Condo roof too old for insurance, too young for
replacement
His condo’s status has Mayers — and many more who may not
know it — in a catch-22 he’s been emailing lawmakers and
state agencies about to no avail, he said. The condo can’t
get the required insurance because the roof is too old, but
it’s not old enough that it needs replacing, he said.
“They’ve been getting prices on replacing the roof, but they
don’t want to do it yet — it’s not an emergency,” Mayers
said. “We have to fund other things the state is mandating.”
As the state's scrutiny of the condition of condominium
buildings increased following the Surfside disaster, the
insurance market for condominiums worsened.
Only two or three companies would insure garden-style,
low-rise condos and coverage for high-rises were simply
unaffordable compared to years past, according to Tyler
Spaedt, vice president at Valley Insurance Services, which
specializes in condo communities.
“The last three years were the toughest markets that there’s
ever been in Florida,” Spaedt said.
In the last five to eight months, though, things have
started looking better.
“People are starting to save and more (kinds of) coverages
are becoming available,” Spaedt said.
Still, he says, about one of the 10 of associations he’s
covering can't manage to buy the insurance that would pay
for the full replacement value of a condo association’s
common property.
“It’s not always about what they're going to save, even
though that's a big part of it. … Some of it (the
associations getting insured for less than the replacement
value) is that it’s not available to them, based on the
condition of the building,” Spaedt said.
The Florida condos blacklist stems
from answers to lender questionnaires
There are 1,438 “blacklisted” Florida condos deemed ineligible for Fannie
Mae-backed loans, and potentially other banks. The blacklisting, mostly
confidential, is the result of answers given to lender questionnaires that
involve everything from deferred maintenance to delinquent special
assessments.
One condo can be on the list for multiple problems, but insurance problems
are cited the most often among these condos, according to attorney Jake
Marcus, whose practice, Allcock Marcus, has offices in Miami and
Massachusetts.
There’s some comfort, though.
“What's happening in Florida is eventually going to make its way to other
jurisdictions,” Marcus predicted.
Michael J. Gelfand, a West Palm Beach attorney who specializes in condo
association law, said he urges associations to get the full replacement
value if they can.
“Insuring a roof for its actual cash value doesn’t work,” Gelfand said.
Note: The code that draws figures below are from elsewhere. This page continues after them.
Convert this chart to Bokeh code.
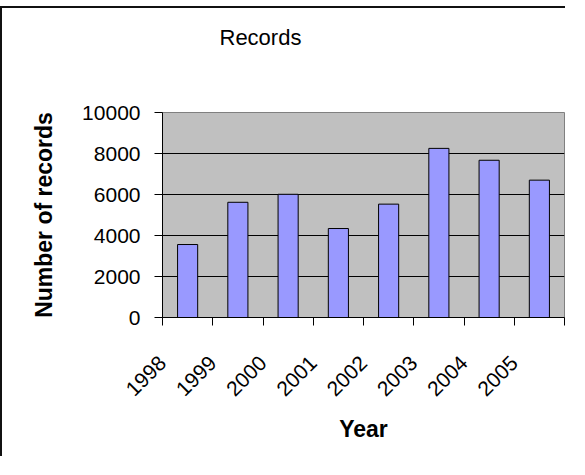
import numpy as np
import math
from bokeh.plotting import figure
from bokeh.models import Range1d, FixedTicker, NumeralTickFormatter, Title
from bokeh.embed import file_html
from bokeh.resources import INLINE

# ---- data ----
years = ["1998", "1999", "2000", "2001", "2002", "2003", "2004", "2005"]
records = [3560, 5620, 6010, 4340, 5530, 8250, 7670, 6700]
y_ticks = [0, 2000, 4000, 6000, 8000, 10000]
grid_ticks = [2000, 4000, 6000, 8000]

FONT = "Liberation Sans"

n = len(years)
centers = list(np.arange(n) + 0.5)
bounds = list(range(n + 1))

p = figure(width=565, height=450, output_backend="svg", toolbar_location=None,
           x_range=Range1d(0, n), y_range=Range1d(0, 10000),
           min_border_left=160, min_border_right=3, min_border_top=104,
           min_border_bottom=141)
p.styles = {"border-left": "2px solid #111111", "border-top": "2px solid #111111",
            "margin-top": "6px"}

p.background_fill_color = "#C0C0C0"
p.border_fill_color = "white"
p.outline_line_color = "#808080"
p.outline_line_width = 1

p.vbar(x=centers, top=records, width=0.4, bottom=0,
       fill_color="#9999FF", line_color="black", line_width=1)

# title (trailing blank lines lift it above the plot area)
p.title = Title(text="Records\n\n", align="left", offset=57, standoff=22,
                vertical_align="top",
                text_font=FONT, text_font_size="22px", text_font_style="normal",
                text_color="black")

# x axis: ticks on category boundaries, each year label hung from its left boundary
xa = p.xaxis[0]
xa.ticker = FixedTicker(ticks=bounds)
overrides = {b: "" for b in bounds}
overrides.update({b: y for b, y in zip(bounds, years)})
xa.major_label_overrides = overrides
xa.major_label_orientation = math.pi / 4
xa.major_tick_out = 8
xa.major_tick_in = 0
xa.minor_tick_out = 0
xa.minor_tick_in = 0
xa.major_tick_line_color = "black"
xa.axis_line_color = "black"
xa.major_label_text_font = FONT
xa.major_label_text_font_size = "21px"
xa.major_label_text_color = "black"
xa.major_label_standoff = 34
xa.axis_label = "Year"
xa.axis_label_text_font = FONT
xa.axis_label_text_font_size = "23px"
xa.axis_label_text_font_style = "bold"
xa.axis_label_text_color = "black"
xa.axis_label_standoff = 11

# y axis
ya = p.yaxis[0]
ya.ticker = FixedTicker(ticks=y_ticks)
ya.formatter = NumeralTickFormatter(format="0")
ya.major_tick_out = 8
ya.major_tick_in = 0
ya.minor_tick_out = 0
ya.minor_tick_in = 0
ya.axis_line_color = "black"
ya.major_tick_line_color = "black"
ya.major_label_text_font = FONT
ya.major_label_text_font_size = "21px"
ya.major_label_text_color = "black"
ya.major_label_standoff = 14
ya.axis_label = "Number of records"
ya.axis_label_text_font = FONT
ya.axis_label_text_font_size = "23px"
ya.axis_label_text_font_style = "bold"
ya.axis_label_text_color = "black"
ya.axis_label_standoff = 22

p.xgrid.visible = False
p.ygrid.ticker = FixedTicker(ticks=grid_ticks)
p.ygrid.grid_line_color = "black"
p.ygrid.grid_line_alpha = 1.0

open("out.html", "w").write(file_html(p, INLINE))
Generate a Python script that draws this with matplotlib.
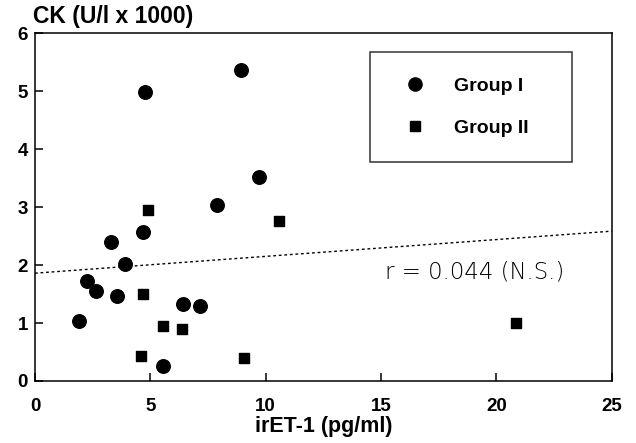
import matplotlib
matplotlib.use("Agg")
import matplotlib.pyplot as plt
from matplotlib.lines import Line2D

# Group I (circles)
g1_x = [1.91, 2.24, 2.63, 3.28, 3.57, 3.91, 4.67, 4.77, 5.53, 6.40, 7.15, 7.87, 8.93, 9.73]
g1_y = [1.03, 1.72, 1.56, 2.39, 1.47, 2.02, 2.57, 4.98, 0.26, 1.32, 1.30, 3.03, 5.36, 3.52]

# Group II (squares)
g2_x = [4.58, 4.67, 4.90, 5.56, 6.35, 9.06, 10.56, 20.84]
g2_y = [0.43, 1.50, 2.95, 0.94, 0.90, 0.39, 2.76, 1.00]

# regression line
fit_x = [0, 25]
fit_intercept = 1.86
fit_slope = 0.029

x_ticks = [0, 5, 10, 15, 20, 25]
y_ticks = [0, 1, 2, 3, 4, 5, 6]

plt.rcParams["font.family"] = ["Liberation Sans", "DejaVu Sans"]

fig = plt.figure(figsize=(6.36, 4.43), dpi=100)
ax = fig.add_axes([0.055, 0.14, 0.907, 0.785])

ax.scatter(g1_x, g1_y, s=95, marker="o", color="black", zorder=3)
ax.scatter(g2_x, g2_y, s=55, marker="s", color="black", zorder=3)

fit_y = [fit_intercept + fit_slope * x for x in fit_x]
ax.plot(fit_x, fit_y, color="black", linewidth=1.0, linestyle=(0, (2.0, 2.0)))

ax.set_xlim(0, 25)
ax.set_ylim(0, 6)
ax.set_xticks(x_ticks)
ax.set_yticks(y_ticks)
ax.tick_params(axis="x", direction="in", length=6, width=1.1, pad=12, labelsize=13.5)
ax.tick_params(axis="y", direction="in", length=6, width=1.1, pad=5, labelsize=13.5)
for lbl in ax.get_xticklabels() + ax.get_yticklabels():
    lbl.set_fontweight("bold")
for sp in ax.spines.values():
    sp.set_linewidth(1.1)

ax.set_xlabel("irET-1 (pg/ml)", fontsize=15.5, fontweight="bold", labelpad=1)
fig.text(0.052, 0.948, "CK (U/l x 1000)", fontsize=16.5, fontweight="bold",
         ha="left", va="baseline")

ax.text(15.15, 1.88, "r = 0.044 (N.S.)", fontsize=16.5, fontweight="light",
        family=["DejaVu Sans"], va="center", ha="left")

handles = [
    Line2D([], [], marker="o", color="black", linestyle="none", markersize=9.5),
    Line2D([], [], marker="s", color="black", linestyle="none", markersize=7),
]
leg = ax.legend(handles, ["Group I", "Group II"], loc="upper left",
                bbox_to_anchor=(0.581, 0.945, 0.35, 0.0), mode="expand",
                frameon=True, fancybox=False, edgecolor="black",
                borderpad=1.3, labelspacing=1.25, handlelength=2.0,
                handletextpad=1.0, borderaxespad=0,
                prop={"weight": "bold", "size": 14})
leg.get_frame().set_linewidth(1.1)

fig.savefig("out.png", dpi=100)
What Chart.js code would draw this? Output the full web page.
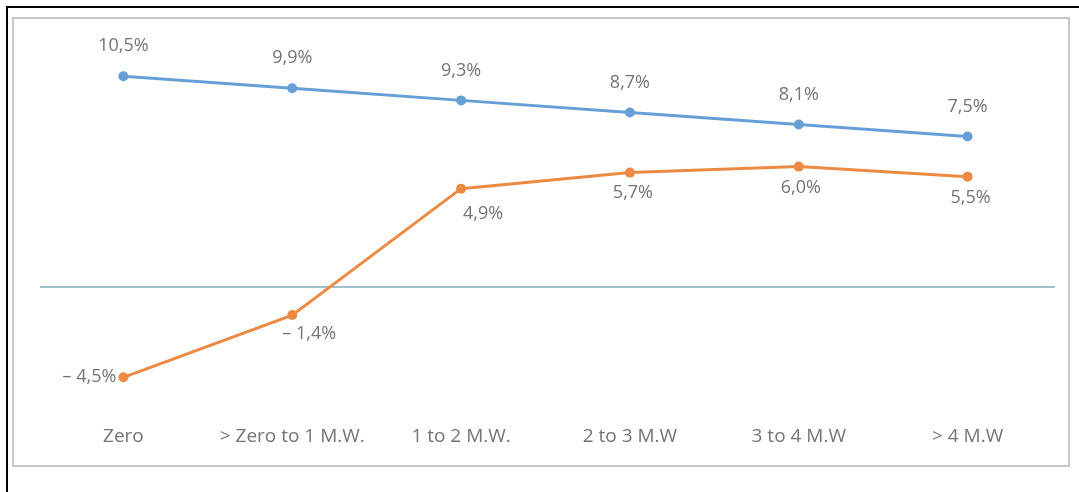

“When it’s depreciated, it’s pennies on the dollar for the cost of
replacement.”
Mayers said he was hoping the expected drop in his interest rate was going
to help him pay for the new assessments triggered when his condo underwent
its state-required structural integrity reserve study, trying to comply with
the first set of state regulations that were passed, post-Surfside, in 2022.
“I was really counting on the savings I was going to receive from a
refinance to help with all the added expenses of the increased reserves,”
Mayers said. “If condos in Florida can’t acquire mortgages or refinancing
because of Fannie (Mae’s) … new mandates and pile that on top of the
(structural integrity reserve study) mandates, what happens to seniors, like
myself, and to the property values in Florida? This is just crazy.”